There is a lot of simple level shift tricks out there - And an equal amount of tricks, that will most likely fry your Imp.
But, I came up with a very simple solution:
Just power you Arduino from the 3.3V at the Imp breakout board.
( I made a little sketch of the wirings here. )
The Arduino runs fine on 3.3V, but there is surely a limit to how many mA you can draw from the Imp board, so take care.
Use at own risk, naturally, but I have been running an Arduino for weeks with the imp, and no problems so far.
I have seen a number of folks connecting the Electric Imp to an Arduino, and I’m always curious as to what project is running on the Arduino, and what is the reason for adding an Electric Imp, but not actually just using the Electric Imp as the microcontroller? Is it to retrofit existing projects? Just for the joy of watching the two communicate? I’d like to hear what anyone has to share.
I needed to add the Arduino mainly because I have a bunch of 1wire sensors, that I would like to talk to.
I havn’t seen any 1wire libraries for the Electric Imp, and didn’t feel like trying to write one, so the easiest solution was to use the Arduino as a 1wire bridge.
(Actually, I am not using a full Arduino, I use a standalone Atmega168 running on the internal 8 mhz oscillator, but I omitted that for simplicity. )
There is also a price-tag issue. An Atmega168 is dirt cheap. If I fumble with the electronics for my sensors, I only burn a 1$ Atmega, not a 29$ Imp.

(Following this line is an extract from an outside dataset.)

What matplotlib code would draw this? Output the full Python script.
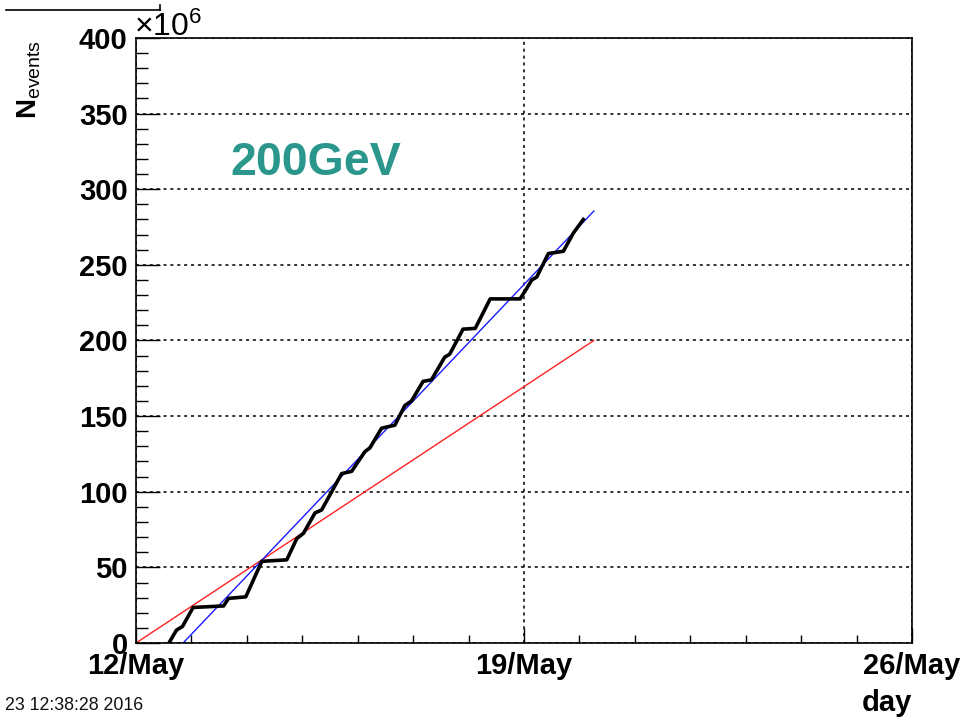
import matplotlib
matplotlib.use("Agg")
import matplotlib.pyplot as plt
from matplotlib.lines import Line2D
from matplotlib.ticker import FixedLocator, MultipleLocator
import numpy as np

plt.rcParams['font.family'] = ['Liberation Sans', 'DejaVu Sans']
plt.rcParams['mathtext.fontset'] = 'custom'
plt.rcParams['mathtext.rm'] = 'Liberation Sans'
plt.rcParams['mathtext.bf'] = 'Liberation Sans:bold'

# Accumulated events (x10^6) versus days since 12/May
days = [0.61, 0.73, 0.84, 1.03, 1.58, 1.67, 1.98, 2.27, 2.72, 2.90, 3.02, 3.23,
        3.35, 3.71, 3.89, 4.13, 4.22, 4.43, 4.67, 4.85, 4.97, 5.18, 5.33, 5.57,
        5.66, 5.90, 6.12, 6.39, 6.93, 7.05, 7.14, 7.23, 7.44, 7.71, 7.89, 8.07]
events = [1, 8.5, 11, 23.5, 24.5, 29.5, 30.5, 54, 55, 69, 72.5, 86,
          88, 112, 113.5, 126.5, 129, 142, 144, 157, 160, 173, 174, 189,
          191, 207.5, 208, 227.5, 227.5, 234.5, 240, 242, 257.5, 259, 271, 280]

# Goal line and linear trend
goal_days = [0.0, 8.26]
goal_events = [0.0, 200.0]
trend_days = [0.85, 8.26]
trend_events = [0.0, 285.6]

date_ticks = [0, 7, 14]
date_labels = ['12/May', '19/May', '26/May']

fig = plt.figure(figsize=(9.61, 7.17), dpi=100)
ax = fig.add_axes([136/961, 1-643/717, (912-136)/961, (643-38)/717])

ax.plot(goal_days, goal_events, color='#ff2020', lw=1.0)
ax.plot(trend_days, trend_events, color='#1a1aff', lw=1.0)
ax.plot(days, events, color='black', lw=2.6, solid_joinstyle='round')

ax.set_xlim(0, 14)
ax.set_ylim(0, 400)

ax.xaxis.set_major_locator(FixedLocator(date_ticks))
ax.xaxis.set_minor_locator(MultipleLocator(1))
ax.set_xticklabels(date_labels)
ax.yaxis.set_major_locator(MultipleLocator(50))
ax.yaxis.set_minor_locator(MultipleLocator(10))

ax.tick_params(axis='both', which='both', direction='in', top=False, right=False,
               width=1.0, color='black')
ax.tick_params(axis='y', which='major', length=17, labelsize=21, pad=6)
ax.tick_params(axis='y', which='minor', length=8.5)
ax.tick_params(axis='x', which='major', length=11, labelsize=21, pad=6.5)
ax.tick_params(axis='x', which='minor', length=6)
for lab in ax.get_xticklabels() + ax.get_yticklabels():
    lab.set_fontweight('bold')

ax.grid(True, which='major', color='black', linestyle=(0, (2, 2.5)), lw=1.1)
for sp in ax.spines.values():
    sp.set_linewidth(1.2)

ax.text(0.121, 0.7736, '200GeV', transform=ax.transAxes, color='#2a968c',
        fontsize=33.5, fontweight='bold', ha='left', va='baseline')

fig.text(134/961, 1-36/717, r'$\times\mathregular{10^{6}}$', fontsize=23,
         ha='left', va='baseline')
fig.text(29/961, 1-40/717, r'$\mathbf{N}_{\mathrm{events}}$', fontsize=20,
         rotation=90, ha='center', va='top')
fig.text(912/961, 1-703/717, 'day', fontsize=21, fontweight='bold',
         ha='right', va='center')
fig.text(5/961, 1-705/717, '23 12:38:28 2016', fontsize=12.8, ha='left',
         va='center', color='#111111')

fig.add_artist(Line2D([6/961, 160/961], [1-10/717, 1-10/717], color='black', lw=1.2))
fig.add_artist(Line2D([160/961, 160/961], [1-10/717, 1-5/717], color='black', lw=1.2))

fig.savefig('out.png', dpi=100)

Good stuff. It seems as though the activity here on the forums has been increasing significantly over the past month or so… hopefully that translates into a lot of reference and example software being written for all types of devices. I’ve been working on the hardware side a lot recently, and not spending as much time in code. I really wish there were a well made Imp module breakout available for devs, but there just isn’t, so I am building one in Eagle. If none of the open hardware shops will carry it, I think I sell it myself. Electric Imp already has a lot of reference designs to work with, so its just a matter of laying out a nice design that is easy to prototype with.
I’d love to see your set-up, if you feel like posting pics.
@jwehr : So far, my setup is a humble breadboard in an old ice cream box in the bottom of the oily wet engine room of my boat. When it evolves to something less embarrassing, I will gladly post some photos
The imp controls a 2kW electric heater to keep the engine room of our little boat frost free.
We are using an old USB power saving strip to switch the 230 V. (Those that you use to switch on printer, screen, etc, when the main computer turns on and send power to the usb.
It is just a really simple, cheap and safe 5v->230V relay.
I just stiched the hardware together quickly on a breadboard, and went home to my warm comfy sofa to do the code and adjust the parameters. Nice.
I’m connecting my imp to an arduino for I/O purposes. I’m building a robot that will have several sensors and actuators, and the imp simply doesn’t have enough ports. Because it’s a fairly small robot, I found that getting the imp shield from sparkfun made the most sense for me since it gets both boards with logic level conversion all in the footprint of the arduino. Right now the plan is to have all the heavy processing done by a python script on my computer, so the imp is simply sending info from the arduino to the computer, which sends instructions back throught the imp, however if one of my microcontrollers ends up having to do any processing it will be the imp.
Do you have any alerts set up? I need to finish implementing that in my Pitchfork app. I use twilio to SMS me for Imp related alerts. The agent could alert you if the Imp went offline for some reason.